» EXERCISE DIRECTIONS
Gather, from the data below, each line in which the word "this" occurs.

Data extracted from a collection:
-- begin --
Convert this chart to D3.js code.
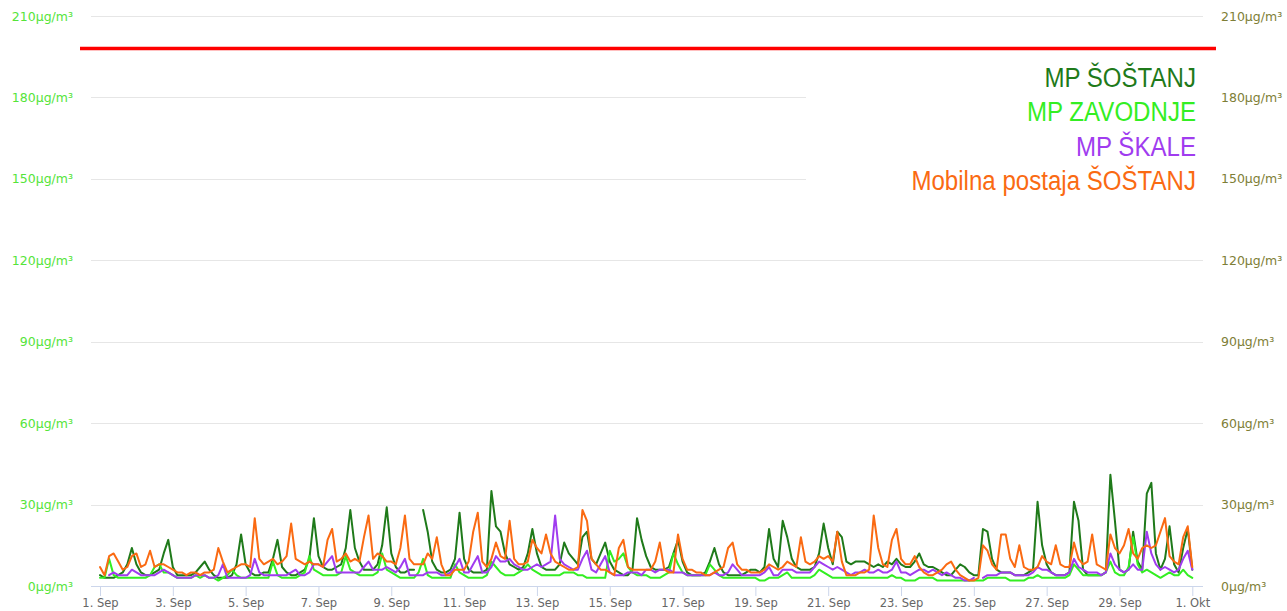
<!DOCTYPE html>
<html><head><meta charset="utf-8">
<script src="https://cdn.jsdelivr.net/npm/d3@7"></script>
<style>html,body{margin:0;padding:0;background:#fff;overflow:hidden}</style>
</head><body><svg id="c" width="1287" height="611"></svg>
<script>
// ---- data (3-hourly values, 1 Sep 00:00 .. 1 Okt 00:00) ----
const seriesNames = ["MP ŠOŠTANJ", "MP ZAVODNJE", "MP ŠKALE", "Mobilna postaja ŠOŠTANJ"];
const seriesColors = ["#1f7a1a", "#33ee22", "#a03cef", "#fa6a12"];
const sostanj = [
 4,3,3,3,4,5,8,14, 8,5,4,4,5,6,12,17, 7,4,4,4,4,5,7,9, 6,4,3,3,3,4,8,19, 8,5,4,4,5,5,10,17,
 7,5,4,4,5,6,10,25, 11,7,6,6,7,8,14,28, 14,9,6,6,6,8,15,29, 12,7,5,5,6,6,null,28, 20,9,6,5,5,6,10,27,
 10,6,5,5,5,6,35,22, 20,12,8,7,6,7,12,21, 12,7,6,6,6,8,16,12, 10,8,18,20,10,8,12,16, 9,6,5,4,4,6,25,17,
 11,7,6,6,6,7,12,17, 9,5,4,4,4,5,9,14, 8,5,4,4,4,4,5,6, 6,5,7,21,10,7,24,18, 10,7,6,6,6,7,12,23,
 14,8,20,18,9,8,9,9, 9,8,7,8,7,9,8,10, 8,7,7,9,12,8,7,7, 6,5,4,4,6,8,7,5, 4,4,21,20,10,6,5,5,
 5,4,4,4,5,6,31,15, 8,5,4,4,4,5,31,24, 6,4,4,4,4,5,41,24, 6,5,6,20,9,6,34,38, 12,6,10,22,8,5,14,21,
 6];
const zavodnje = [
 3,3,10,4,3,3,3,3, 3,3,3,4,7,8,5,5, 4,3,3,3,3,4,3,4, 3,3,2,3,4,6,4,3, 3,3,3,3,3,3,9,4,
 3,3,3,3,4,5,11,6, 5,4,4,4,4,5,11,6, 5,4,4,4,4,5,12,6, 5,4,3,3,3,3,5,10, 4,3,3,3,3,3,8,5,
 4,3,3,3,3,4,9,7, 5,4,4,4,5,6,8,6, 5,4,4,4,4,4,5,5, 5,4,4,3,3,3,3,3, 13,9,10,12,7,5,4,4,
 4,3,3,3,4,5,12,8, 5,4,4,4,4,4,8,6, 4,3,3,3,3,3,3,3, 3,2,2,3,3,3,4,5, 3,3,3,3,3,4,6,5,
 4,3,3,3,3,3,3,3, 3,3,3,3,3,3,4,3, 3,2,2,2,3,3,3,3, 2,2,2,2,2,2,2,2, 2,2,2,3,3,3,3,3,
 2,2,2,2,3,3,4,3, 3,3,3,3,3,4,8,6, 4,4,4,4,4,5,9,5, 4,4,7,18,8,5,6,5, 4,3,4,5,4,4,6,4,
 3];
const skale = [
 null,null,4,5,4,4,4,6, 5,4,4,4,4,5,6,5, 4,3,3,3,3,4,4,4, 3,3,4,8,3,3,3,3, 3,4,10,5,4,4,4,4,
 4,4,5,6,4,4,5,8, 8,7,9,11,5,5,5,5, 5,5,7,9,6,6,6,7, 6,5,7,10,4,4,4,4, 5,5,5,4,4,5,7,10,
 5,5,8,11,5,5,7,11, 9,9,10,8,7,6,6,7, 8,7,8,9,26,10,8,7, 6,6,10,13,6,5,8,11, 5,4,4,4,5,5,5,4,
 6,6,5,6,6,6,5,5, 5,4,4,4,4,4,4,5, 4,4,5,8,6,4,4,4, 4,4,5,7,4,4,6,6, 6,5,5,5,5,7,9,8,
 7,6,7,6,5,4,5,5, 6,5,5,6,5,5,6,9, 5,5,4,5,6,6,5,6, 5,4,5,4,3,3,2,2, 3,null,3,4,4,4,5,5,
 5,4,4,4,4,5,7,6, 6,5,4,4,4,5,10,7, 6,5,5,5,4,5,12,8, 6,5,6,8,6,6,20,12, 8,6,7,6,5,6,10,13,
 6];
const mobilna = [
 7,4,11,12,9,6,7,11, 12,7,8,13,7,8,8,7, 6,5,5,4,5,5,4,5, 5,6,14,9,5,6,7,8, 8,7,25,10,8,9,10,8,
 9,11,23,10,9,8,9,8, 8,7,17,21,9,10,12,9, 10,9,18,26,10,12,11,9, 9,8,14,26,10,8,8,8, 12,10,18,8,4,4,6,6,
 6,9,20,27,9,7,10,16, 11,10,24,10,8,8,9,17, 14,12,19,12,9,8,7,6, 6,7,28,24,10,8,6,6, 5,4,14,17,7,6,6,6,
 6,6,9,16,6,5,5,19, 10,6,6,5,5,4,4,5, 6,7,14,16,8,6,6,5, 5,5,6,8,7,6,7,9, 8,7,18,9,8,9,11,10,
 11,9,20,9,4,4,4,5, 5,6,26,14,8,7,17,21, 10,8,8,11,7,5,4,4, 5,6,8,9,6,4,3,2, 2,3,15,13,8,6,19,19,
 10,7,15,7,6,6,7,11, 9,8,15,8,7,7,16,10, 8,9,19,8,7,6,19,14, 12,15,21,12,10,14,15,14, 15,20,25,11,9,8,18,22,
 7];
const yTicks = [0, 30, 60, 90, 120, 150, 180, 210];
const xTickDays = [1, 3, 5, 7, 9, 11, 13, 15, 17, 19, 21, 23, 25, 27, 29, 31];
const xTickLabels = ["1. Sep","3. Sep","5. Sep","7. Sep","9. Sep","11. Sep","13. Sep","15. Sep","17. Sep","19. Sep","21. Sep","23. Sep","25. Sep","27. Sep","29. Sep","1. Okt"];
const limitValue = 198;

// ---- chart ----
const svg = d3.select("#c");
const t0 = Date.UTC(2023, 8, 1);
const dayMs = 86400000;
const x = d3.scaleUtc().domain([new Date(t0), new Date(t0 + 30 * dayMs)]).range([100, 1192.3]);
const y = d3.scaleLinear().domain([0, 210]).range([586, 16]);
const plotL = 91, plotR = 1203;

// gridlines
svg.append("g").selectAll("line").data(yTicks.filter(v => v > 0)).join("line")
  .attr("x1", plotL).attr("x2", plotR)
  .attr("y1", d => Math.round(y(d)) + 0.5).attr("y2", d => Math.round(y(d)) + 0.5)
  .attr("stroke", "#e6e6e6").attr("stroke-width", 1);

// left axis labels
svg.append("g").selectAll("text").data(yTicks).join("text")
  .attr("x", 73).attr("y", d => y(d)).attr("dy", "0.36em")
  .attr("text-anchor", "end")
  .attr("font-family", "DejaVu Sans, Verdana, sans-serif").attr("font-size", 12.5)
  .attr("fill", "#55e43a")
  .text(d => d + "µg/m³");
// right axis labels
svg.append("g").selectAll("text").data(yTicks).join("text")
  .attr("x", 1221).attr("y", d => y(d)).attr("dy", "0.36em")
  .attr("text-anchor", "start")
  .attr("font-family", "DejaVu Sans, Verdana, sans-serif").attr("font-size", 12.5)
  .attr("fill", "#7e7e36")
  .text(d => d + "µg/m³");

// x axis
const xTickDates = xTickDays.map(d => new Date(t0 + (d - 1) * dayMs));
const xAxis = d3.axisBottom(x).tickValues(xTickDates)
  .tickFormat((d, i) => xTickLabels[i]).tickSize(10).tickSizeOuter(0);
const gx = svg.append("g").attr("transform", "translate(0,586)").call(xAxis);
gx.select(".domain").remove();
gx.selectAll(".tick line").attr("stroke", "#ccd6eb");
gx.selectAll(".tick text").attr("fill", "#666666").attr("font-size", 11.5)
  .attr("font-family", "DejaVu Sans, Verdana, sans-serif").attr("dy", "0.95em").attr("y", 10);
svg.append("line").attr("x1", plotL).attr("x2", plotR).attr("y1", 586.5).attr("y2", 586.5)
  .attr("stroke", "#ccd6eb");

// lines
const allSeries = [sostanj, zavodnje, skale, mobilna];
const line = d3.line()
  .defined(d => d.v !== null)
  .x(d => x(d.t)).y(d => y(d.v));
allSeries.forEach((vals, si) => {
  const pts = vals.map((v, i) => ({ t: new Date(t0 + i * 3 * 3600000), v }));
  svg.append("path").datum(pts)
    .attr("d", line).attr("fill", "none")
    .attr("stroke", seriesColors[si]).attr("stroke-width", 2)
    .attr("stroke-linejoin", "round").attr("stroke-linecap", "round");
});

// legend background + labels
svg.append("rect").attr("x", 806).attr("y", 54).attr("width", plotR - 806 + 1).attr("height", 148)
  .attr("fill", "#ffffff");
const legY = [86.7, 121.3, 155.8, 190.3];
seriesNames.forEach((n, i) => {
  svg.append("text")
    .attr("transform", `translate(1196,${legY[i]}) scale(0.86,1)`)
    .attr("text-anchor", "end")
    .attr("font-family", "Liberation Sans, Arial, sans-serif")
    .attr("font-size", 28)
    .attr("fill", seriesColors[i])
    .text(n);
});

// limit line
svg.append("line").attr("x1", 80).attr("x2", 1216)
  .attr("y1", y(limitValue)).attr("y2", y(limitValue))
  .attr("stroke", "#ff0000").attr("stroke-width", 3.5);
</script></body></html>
-- end --
-- begin --
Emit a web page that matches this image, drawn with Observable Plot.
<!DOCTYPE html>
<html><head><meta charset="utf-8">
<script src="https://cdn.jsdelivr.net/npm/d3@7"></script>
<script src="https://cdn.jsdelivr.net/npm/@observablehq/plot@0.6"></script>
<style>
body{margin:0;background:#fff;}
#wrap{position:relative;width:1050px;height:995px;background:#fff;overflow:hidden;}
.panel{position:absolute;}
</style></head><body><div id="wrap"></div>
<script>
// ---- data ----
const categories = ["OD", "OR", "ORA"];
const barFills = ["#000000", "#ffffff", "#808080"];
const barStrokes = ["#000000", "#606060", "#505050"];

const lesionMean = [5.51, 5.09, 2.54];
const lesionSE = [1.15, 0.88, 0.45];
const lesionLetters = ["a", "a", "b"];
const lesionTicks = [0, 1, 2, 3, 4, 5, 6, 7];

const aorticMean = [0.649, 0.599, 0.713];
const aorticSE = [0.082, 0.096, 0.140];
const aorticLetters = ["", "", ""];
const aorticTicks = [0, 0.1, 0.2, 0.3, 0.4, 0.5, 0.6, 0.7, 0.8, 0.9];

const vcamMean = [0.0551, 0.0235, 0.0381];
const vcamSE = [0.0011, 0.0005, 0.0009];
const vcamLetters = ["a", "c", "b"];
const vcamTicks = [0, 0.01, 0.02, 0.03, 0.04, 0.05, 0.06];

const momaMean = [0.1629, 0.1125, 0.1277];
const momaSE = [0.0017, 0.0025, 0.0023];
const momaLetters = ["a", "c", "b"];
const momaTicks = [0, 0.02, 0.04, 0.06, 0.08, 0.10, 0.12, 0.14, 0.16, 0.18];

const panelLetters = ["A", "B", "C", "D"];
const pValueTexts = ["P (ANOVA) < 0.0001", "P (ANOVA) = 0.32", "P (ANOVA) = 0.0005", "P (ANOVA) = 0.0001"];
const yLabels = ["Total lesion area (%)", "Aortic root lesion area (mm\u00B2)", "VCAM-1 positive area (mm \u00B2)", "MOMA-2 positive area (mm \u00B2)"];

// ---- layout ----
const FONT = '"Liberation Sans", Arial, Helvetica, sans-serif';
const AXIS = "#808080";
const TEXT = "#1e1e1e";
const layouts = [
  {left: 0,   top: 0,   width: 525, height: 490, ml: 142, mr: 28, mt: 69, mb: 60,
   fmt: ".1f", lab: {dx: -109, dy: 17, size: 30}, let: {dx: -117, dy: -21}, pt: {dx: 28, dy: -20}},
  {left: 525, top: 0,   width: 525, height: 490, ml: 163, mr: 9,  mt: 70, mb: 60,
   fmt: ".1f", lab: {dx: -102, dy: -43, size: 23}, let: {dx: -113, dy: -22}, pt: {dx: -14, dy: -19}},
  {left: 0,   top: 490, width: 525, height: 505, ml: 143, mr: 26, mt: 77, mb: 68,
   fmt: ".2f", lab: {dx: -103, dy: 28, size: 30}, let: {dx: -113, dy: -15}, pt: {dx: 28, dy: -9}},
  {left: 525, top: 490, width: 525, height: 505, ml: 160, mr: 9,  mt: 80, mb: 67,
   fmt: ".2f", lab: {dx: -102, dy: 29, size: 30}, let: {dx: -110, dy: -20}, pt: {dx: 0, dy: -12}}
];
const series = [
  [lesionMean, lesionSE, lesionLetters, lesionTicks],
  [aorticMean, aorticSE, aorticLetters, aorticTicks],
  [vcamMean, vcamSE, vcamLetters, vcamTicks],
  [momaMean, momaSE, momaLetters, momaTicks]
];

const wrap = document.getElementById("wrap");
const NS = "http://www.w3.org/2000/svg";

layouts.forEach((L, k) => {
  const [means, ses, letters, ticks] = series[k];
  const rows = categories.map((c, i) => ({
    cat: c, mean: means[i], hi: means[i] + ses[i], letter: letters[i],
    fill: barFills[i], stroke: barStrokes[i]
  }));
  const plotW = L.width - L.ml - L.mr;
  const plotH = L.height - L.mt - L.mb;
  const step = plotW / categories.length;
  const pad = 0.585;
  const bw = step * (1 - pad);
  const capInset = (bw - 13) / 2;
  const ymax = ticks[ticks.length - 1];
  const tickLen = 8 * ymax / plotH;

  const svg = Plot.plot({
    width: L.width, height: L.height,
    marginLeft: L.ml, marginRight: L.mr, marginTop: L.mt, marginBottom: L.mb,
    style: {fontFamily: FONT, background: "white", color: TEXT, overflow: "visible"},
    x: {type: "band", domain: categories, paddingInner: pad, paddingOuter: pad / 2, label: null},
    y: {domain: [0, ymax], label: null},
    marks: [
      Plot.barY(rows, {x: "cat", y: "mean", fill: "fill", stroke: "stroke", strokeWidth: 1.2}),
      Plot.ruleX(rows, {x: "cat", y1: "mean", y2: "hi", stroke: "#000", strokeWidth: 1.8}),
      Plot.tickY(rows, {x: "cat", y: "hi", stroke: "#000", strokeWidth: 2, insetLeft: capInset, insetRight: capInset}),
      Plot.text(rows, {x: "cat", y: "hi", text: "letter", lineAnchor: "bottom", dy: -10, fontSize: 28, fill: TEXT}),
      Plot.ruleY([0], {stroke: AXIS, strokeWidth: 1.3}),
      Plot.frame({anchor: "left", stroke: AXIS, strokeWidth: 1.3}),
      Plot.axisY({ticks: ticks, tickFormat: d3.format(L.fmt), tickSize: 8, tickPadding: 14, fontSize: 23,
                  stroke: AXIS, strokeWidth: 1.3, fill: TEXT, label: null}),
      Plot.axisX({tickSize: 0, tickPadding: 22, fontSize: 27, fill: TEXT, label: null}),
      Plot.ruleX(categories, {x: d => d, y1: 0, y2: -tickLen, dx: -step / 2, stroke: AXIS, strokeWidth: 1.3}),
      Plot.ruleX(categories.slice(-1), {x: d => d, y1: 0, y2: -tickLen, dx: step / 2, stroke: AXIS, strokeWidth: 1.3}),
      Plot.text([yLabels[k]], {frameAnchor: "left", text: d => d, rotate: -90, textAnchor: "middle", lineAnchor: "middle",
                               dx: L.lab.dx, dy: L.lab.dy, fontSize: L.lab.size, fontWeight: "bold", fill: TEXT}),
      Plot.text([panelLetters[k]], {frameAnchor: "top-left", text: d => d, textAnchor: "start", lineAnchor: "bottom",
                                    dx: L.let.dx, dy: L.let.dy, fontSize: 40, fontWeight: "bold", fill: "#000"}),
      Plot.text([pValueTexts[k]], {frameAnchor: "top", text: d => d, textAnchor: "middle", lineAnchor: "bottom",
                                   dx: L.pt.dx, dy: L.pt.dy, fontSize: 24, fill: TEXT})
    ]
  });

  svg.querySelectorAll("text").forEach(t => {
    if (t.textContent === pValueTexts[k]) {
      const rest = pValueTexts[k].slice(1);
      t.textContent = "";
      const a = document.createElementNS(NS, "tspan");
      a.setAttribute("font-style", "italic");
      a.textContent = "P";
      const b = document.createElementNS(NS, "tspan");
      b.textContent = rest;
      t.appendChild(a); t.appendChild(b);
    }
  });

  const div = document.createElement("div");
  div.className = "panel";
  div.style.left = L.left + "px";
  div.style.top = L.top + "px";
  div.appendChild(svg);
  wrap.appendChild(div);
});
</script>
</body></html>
-- end --
» RESPONSE TO THE TASK
Convert this chart to D3.js code.
Emit a web page that matches this image, drawn with Observable Plot.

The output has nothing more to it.